宗茂は、大友家に属して節を曲げることなく戦い抜いた道雪と、島津勢に徹底抗戦して玉砕した実父の高橋紹運(たかはしじょううん)というふたりの父を持っている。

 戦国武将として言わばサラブレッドであり、しかも、朝鮮出兵の際に寡兵で大軍を打ち破り、「西国無双」と呼ばれるにふさわしい武功をあげた。天下人秀吉の眼鏡にかなった英雄的な武将だった。しかし、関ヶ原の合戦で西軍に属してから人生は一転する。

 敗軍の将として改易された宗茂は、領地を失い、30代の大半を浪々の身で送った。

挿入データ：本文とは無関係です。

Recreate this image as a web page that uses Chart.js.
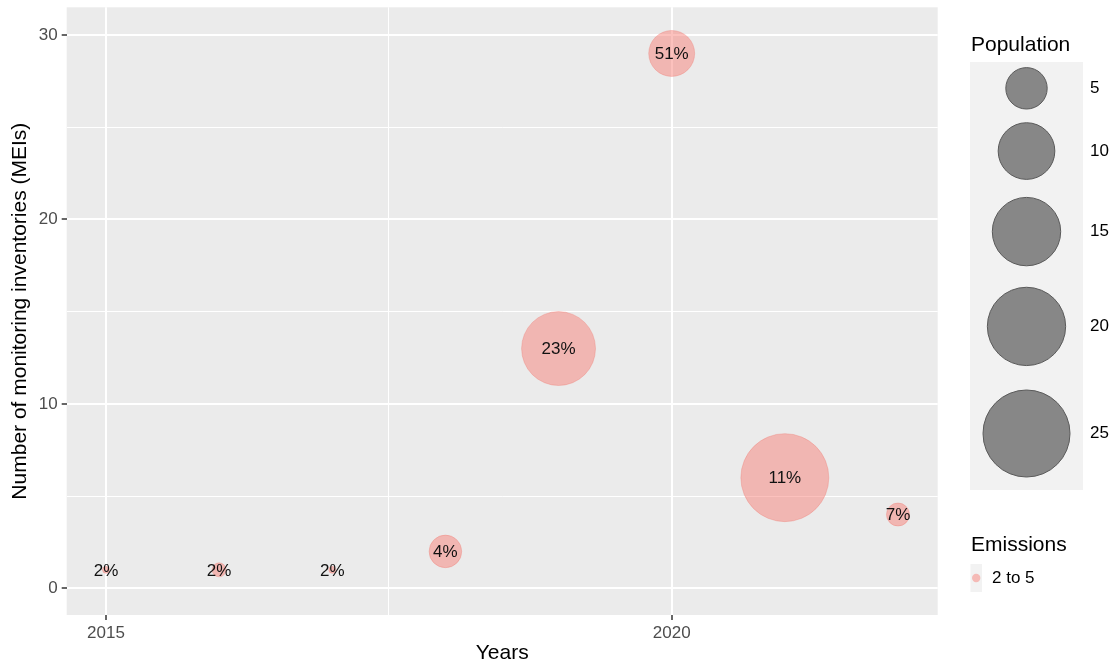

徳川家に仕官がかなった後、壮年期を小大名として過ごし、関ヶ原合戦から20年たってようやく筑後柳川に再封された時には50歳を越えていた。

 現代で言えば大企業で活躍していた若きエリートが突如、リストラされ、仕事や収入の無い日々を送り、かろうじて別の大企業に再就職できたものの、ふさわしい処遇をされることもなく、50代になってようやく相応の地位に落ち着けたという話になるのかもしれない。しかし、もし、この転落したエリートが自らを信じて揺るぎなく生きたとしたら、魅力的ではないだろうか。

 わたしは、そんな宗茂を描いてみたいと思った。

  普通の人の感覚を失わなかった素直なひと
 
 『無双の花』をオール讀物で連載するにあたり、柳川の立花家史料館史料室をお訪ねして植野かおり室長にさまざまおうかがいした。

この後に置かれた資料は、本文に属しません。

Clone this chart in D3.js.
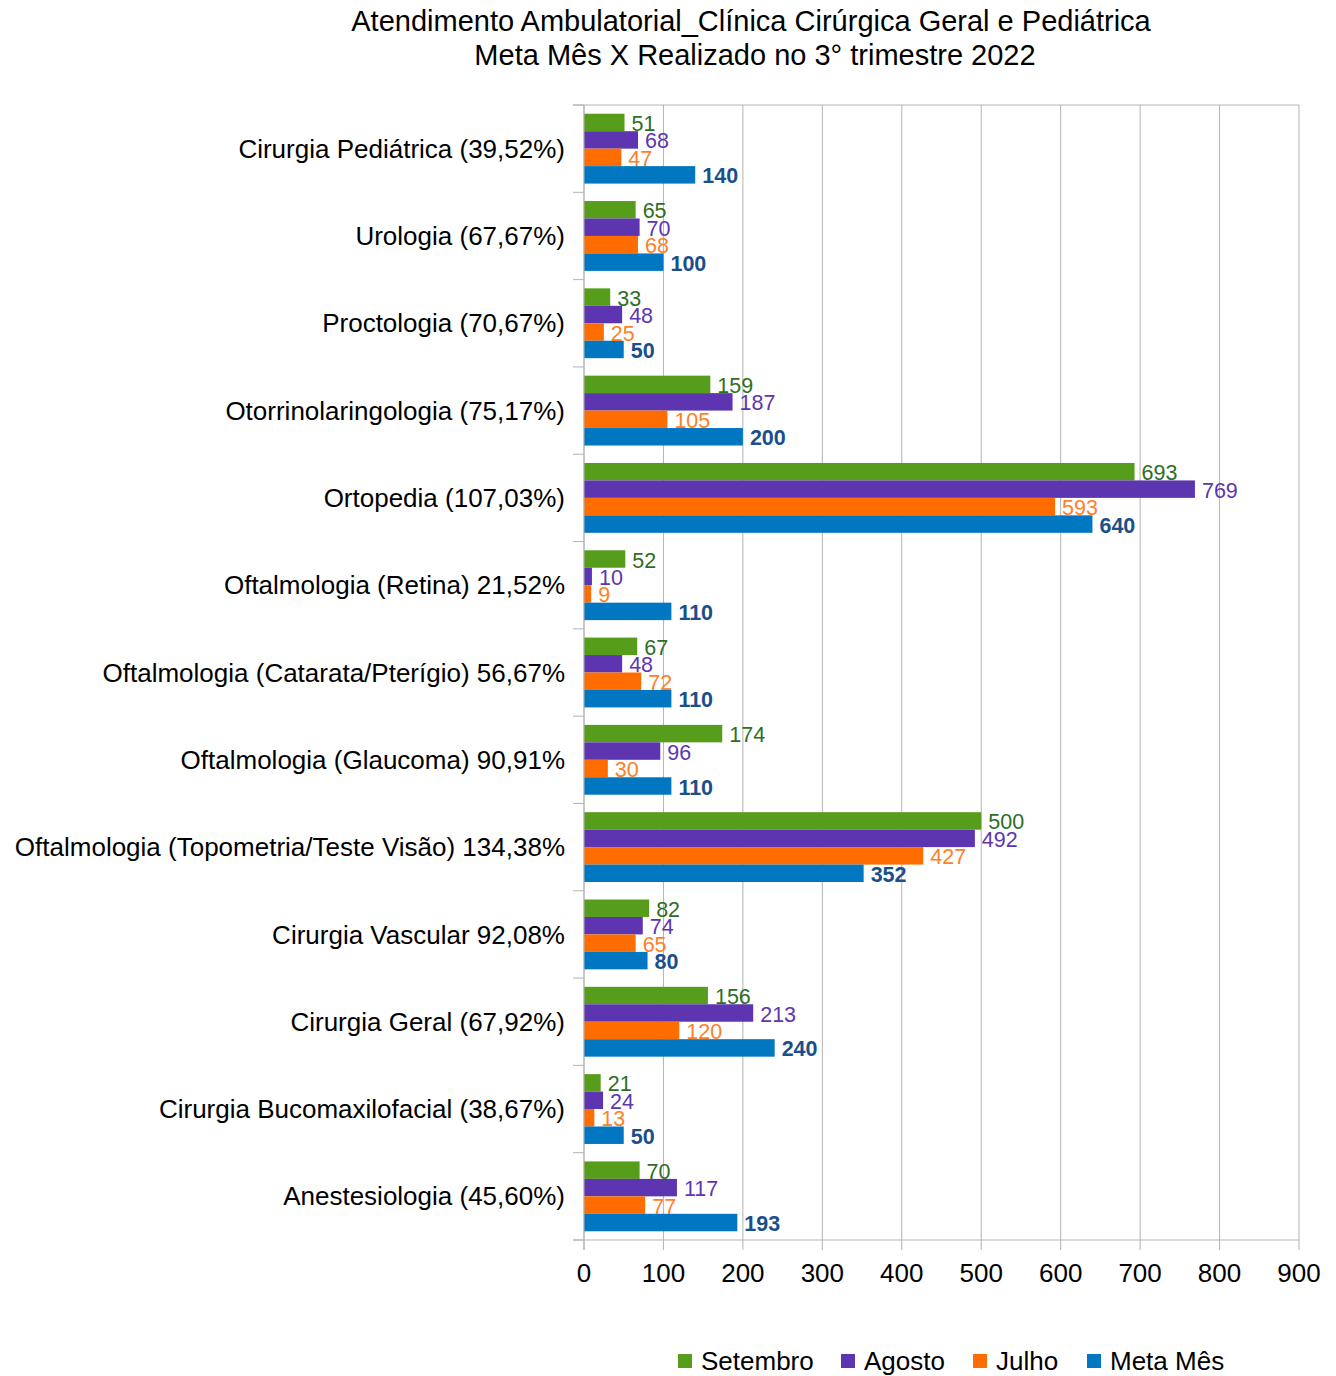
<!DOCTYPE html>
<html>
<head>
<meta charset="utf-8">
<script src="https://cdn.jsdelivr.net/npm/d3@7"></script>
<style>
  body { margin: 0; background: #fff; }
  svg { font-family: "Liberation Sans", Arial, sans-serif; }
</style>
</head>
<body>
<svg id="chart" width="1336" height="1376"></svg>
<script>
// categories top to bottom
const categories = [
  "Cirurgia Pediátrica (39,52%)",
  "Urologia (67,67%)",
  "Proctologia (70,67%)",
  "Otorrinolaringologia (75,17%)",
  "Ortopedia (107,03%)",
  "Oftalmologia (Retina) 21,52%",
  "Oftalmologia (Catarata/Pterígio) 56,67%",
  "Oftalmologia (Glaucoma) 90,91%",
  "Oftalmologia (Topometria/Teste Visão) 134,38%",
  "Cirurgia Vascular 92,08%",
  "Cirurgia Geral (67,92%)",
  "Cirurgia Bucomaxilofacial (38,67%)",
  "Anestesiologia (45,60%)"
];

const setembro = [51, 65, 33, 159, 693, 52, 67, 174, 500, 82, 156, 21, 70];
const agosto   = [68, 70, 48, 187, 769, 10, 48, 96, 492, 74, 213, 24, 117];
const julho    = [47, 68, 25, 105, 593, 9, 72, 30, 427, 65, 120, 13, 77];
const metaMes  = [140, 100, 50, 200, 640, 110, 110, 110, 352, 80, 240, 50, 193];

const seriesNames = ["Setembro", "Agosto", "Julho", "Meta Mês"];
const xTicks = [0, 100, 200, 300, 400, 500, 600, 700, 800, 900];

const barColors = ["#579d1c", "#5e35b1", "#ff6d00", "#0077c0"];
const labelColors = ["#2e6e22", "#5e35b1", "#ff7f27", "#1a4f8a"];

const seriesData = [setembro, agosto, julho, metaMes];

const margin = { top: 105, right: 37, bottom: 136, left: 584 };
const width = 1336 - margin.left - margin.right;
const height = 1376 - margin.top - margin.bottom;

const svg = d3.select("#chart");
const g = svg.append("g").attr("transform", `translate(${margin.left}, ${margin.top})`);

const x = d3.scaleLinear().domain([0, 900]).range([0, width]);
const y = d3.scaleBand().domain(categories).range([0, height]).paddingInner(0.2).paddingOuter(0.1);
const ySub = d3.scaleBand().domain(seriesNames).range([0, y.bandwidth()]);

// gridlines
g.append("g")
  .selectAll("line")
  .data(xTicks)
  .join("line")
  .attr("x1", (d) => x(d))
  .attr("x2", (d) => x(d))
  .attr("y1", 0)
  .attr("y2", height + 10)
  .attr("stroke", "#b3b3b3")
  .attr("stroke-width", 1);

// top and bottom frame lines
[0, height].forEach((yy) => {
  g.append("line")
    .attr("x1", -11).attr("x2", width)
    .attr("y1", yy).attr("y2", yy)
    .attr("stroke", "#b3b3b3");
});

// category ticks (band boundaries)
const step = height / categories.length;
g.append("g")
  .selectAll("line")
  .data(d3.range(categories.length + 1))
  .join("line")
  .attr("x1", -11).attr("x2", 0)
  .attr("y1", (i) => i * step)
  .attr("y2", (i) => i * step)
  .attr("stroke", "#b3b3b3");

// category labels
g.append("g")
  .selectAll("text")
  .data(categories)
  .join("text")
  .attr("x", -19)
  .attr("y", (d, i) => i * step + step / 2)
  .attr("dy", "0.35em")
  .attr("text-anchor", "end")
  .attr("font-size", 26)
  .attr("fill", "#000")
  .text((d) => d);

// x tick labels
g.append("g")
  .selectAll("text")
  .data(xTicks)
  .join("text")
  .attr("x", (d) => x(d))
  .attr("y", height + 42)
  .attr("text-anchor", "middle")
  .attr("font-size", 26)
  .attr("fill", "#000")
  .text((d) => d);

// bars
const groups = g.append("g")
  .selectAll("g")
  .data(categories)
  .join("g")
  .attr("transform", (d) => `translate(0, ${y(d)})`);

seriesNames.forEach((s, si) => {
  groups.append("rect")
    .attr("x", 0)
    .attr("y", ySub(s))
    .attr("width", (d, i) => x(seriesData[si][i]))
    .attr("height", ySub.bandwidth())
    .attr("fill", barColors[si]);
});

// value labels
seriesNames.forEach((s, si) => {
  groups.append("text")
    .attr("x", (d, i) => x(seriesData[si][i]) + 7)
    .attr("y", ySub(s) + ySub.bandwidth() / 2 + 1)
    .attr("dy", "0.35em")
    .attr("font-size", 21.5)
    .attr("font-weight", si === 3 ? "bold" : "normal")
    .attr("fill", labelColors[si])
    .text((d, i) => seriesData[si][i]);
});

// vertical axis line
g.append("line")
  .attr("x1", 0).attr("x2", 0)
  .attr("y1", 0).attr("y2", height + 10)
  .attr("stroke", "#b3b3b3");

// title
svg.append("text")
  .attr("x", 751).attr("y", 31)
  .attr("text-anchor", "middle")
  .attr("font-size", 29)
  .text("Atendimento Ambulatorial_Clínica Cirúrgica Geral e Pediátrica");
svg.append("text")
  .attr("x", 755).attr("y", 65)
  .attr("text-anchor", "middle")
  .attr("font-size", 29)
  .text("Meta Mês X Realizado no 3° trimestre 2022");

// legend
const legendX = [678, 841, 973, 1087];
const legend = svg.append("g")
  .selectAll("g")
  .data(seriesNames)
  .join("g")
  .attr("transform", (d, i) => `translate(${legendX[i]}, 1354)`);
legend.append("rect")
  .attr("width", 14).attr("height", 14)
  .attr("fill", (d, i) => barColors[i]);
legend.append("text")
  .attr("x", 23).attr("y", 7)
  .attr("dy", "0.35em")
  .attr("font-size", 26)
  .text((d) => d);
</script>
</body>
</html>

 立花家の歴史に精通しておられる植野室長のお話でわかったのは、宗茂が「普通の人の感覚を失わなかった素直なひと」であったということだ。

 流浪する宗茂に旧家臣たちが付き従い、主人の暮らしを立てるために虚無僧などに身をやつして、ともに辛苦の日々を送った。ある日、稼ぎに出かけている間に雨が降り出し、庭に干していた〈干し飯〉が濡れてしまうのを家臣たちは心配する。

 家臣のひとりが「殿が気づいて濡れぬようにしてくだされておるであろうか」と漏らすと、「いや、さようなことに気づかれるようでは、殿は浪人のまま一生を終わり、大名に戻られることはないぞ」と口を挟む者がいた。

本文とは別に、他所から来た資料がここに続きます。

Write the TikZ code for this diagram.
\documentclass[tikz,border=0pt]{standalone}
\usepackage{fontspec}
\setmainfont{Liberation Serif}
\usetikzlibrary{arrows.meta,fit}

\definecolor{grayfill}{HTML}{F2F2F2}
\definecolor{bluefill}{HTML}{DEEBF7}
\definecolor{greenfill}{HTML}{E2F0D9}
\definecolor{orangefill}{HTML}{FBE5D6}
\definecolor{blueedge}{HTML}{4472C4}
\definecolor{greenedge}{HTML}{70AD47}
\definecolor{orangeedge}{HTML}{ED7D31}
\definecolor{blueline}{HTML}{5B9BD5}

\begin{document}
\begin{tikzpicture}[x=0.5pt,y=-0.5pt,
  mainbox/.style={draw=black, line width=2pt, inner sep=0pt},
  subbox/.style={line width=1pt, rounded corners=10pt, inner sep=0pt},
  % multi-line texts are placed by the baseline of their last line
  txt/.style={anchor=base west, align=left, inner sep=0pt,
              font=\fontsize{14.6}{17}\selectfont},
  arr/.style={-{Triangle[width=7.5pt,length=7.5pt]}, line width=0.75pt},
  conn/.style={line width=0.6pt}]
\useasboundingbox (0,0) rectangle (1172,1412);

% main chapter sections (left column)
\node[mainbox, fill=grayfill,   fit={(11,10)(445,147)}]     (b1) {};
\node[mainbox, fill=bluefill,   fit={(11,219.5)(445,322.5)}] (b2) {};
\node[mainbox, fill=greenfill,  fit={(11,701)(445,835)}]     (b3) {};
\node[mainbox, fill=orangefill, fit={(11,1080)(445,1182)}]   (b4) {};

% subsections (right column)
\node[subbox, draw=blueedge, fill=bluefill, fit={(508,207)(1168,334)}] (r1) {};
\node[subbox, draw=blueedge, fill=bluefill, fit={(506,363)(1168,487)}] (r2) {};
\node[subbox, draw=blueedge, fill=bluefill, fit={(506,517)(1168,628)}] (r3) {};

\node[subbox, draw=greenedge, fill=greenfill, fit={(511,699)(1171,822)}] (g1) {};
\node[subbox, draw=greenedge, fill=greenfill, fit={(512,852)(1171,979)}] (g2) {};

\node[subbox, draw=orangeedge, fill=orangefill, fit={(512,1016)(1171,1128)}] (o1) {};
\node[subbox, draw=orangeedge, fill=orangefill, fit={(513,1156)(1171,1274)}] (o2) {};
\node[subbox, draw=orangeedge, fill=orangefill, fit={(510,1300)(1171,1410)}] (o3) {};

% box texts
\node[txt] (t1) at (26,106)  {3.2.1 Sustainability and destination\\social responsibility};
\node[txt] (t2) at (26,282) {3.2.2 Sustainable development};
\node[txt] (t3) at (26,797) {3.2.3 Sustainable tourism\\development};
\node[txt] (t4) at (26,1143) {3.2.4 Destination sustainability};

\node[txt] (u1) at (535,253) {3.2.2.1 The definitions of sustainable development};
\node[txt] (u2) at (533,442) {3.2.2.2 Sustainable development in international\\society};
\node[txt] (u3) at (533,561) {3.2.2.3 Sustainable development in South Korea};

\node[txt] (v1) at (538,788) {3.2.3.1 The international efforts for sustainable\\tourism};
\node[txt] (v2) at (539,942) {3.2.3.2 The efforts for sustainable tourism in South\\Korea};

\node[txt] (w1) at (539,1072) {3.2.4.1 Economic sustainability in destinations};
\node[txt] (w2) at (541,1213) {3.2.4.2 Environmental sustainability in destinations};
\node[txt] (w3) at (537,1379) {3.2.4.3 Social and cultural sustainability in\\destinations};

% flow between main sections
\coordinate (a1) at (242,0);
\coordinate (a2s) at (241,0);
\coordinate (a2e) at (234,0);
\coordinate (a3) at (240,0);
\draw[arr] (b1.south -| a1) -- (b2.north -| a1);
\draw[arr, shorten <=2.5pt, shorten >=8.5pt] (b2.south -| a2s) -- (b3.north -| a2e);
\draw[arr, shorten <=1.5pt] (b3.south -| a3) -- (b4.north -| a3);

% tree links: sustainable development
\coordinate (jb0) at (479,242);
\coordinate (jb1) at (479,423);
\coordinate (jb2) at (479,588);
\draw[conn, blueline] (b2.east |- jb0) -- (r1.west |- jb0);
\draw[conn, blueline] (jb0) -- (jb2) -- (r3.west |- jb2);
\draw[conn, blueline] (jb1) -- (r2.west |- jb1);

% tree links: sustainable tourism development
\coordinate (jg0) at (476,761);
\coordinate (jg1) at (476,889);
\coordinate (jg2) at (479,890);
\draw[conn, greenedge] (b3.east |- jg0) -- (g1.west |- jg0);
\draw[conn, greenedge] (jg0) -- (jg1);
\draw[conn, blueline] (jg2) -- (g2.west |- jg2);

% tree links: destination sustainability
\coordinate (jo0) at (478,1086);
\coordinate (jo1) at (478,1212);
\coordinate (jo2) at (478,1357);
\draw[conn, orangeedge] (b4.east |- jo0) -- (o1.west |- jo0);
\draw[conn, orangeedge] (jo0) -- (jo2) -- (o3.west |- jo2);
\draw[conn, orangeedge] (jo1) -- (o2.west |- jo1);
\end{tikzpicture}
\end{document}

 家に戻ってみると、はたして宗茂は干し飯が雨に濡れるのにも気づかない様子で書見をしていた。家臣たちはほっとして涙を流したという。宗茂の浪々時代のエピソードにはひとの心の温もりが感じられる。

 弱肉強食の戦国時代に不遇をかこちながら、ひとを恨まず、妬まず、自分の生き方を貫けるというのはかなり稀なことだと思える。

宗茂は、ひとの記憶に残る鮮やかな生き方をした真田幸村伊達政宗と同じ年の生まれだという。ともに優れた武将であるが、九度山で永年、幽閉生活を送り、大坂の陣で花と散った幸村や、野心横溢(おういつ)して徳川幕府から常に警戒の目で見られた政宗に比べ、宗茂は淡々とした生き様を見せた。実直な心構えで生き、しかも運命を切り開いて、浪々の身の上から大名に返り咲くという離れ業をやってのけた。

 真面目に自分の人生と向き合った者が報われるという「奇跡」が宗茂の生涯にはあった。数多(あまた)いる戦国武将の中でも現代人がかくありたいと願うのは、宗茂なのではないか。その生き方こそが、宗茂の咲かせた「無双の花」だったと思う。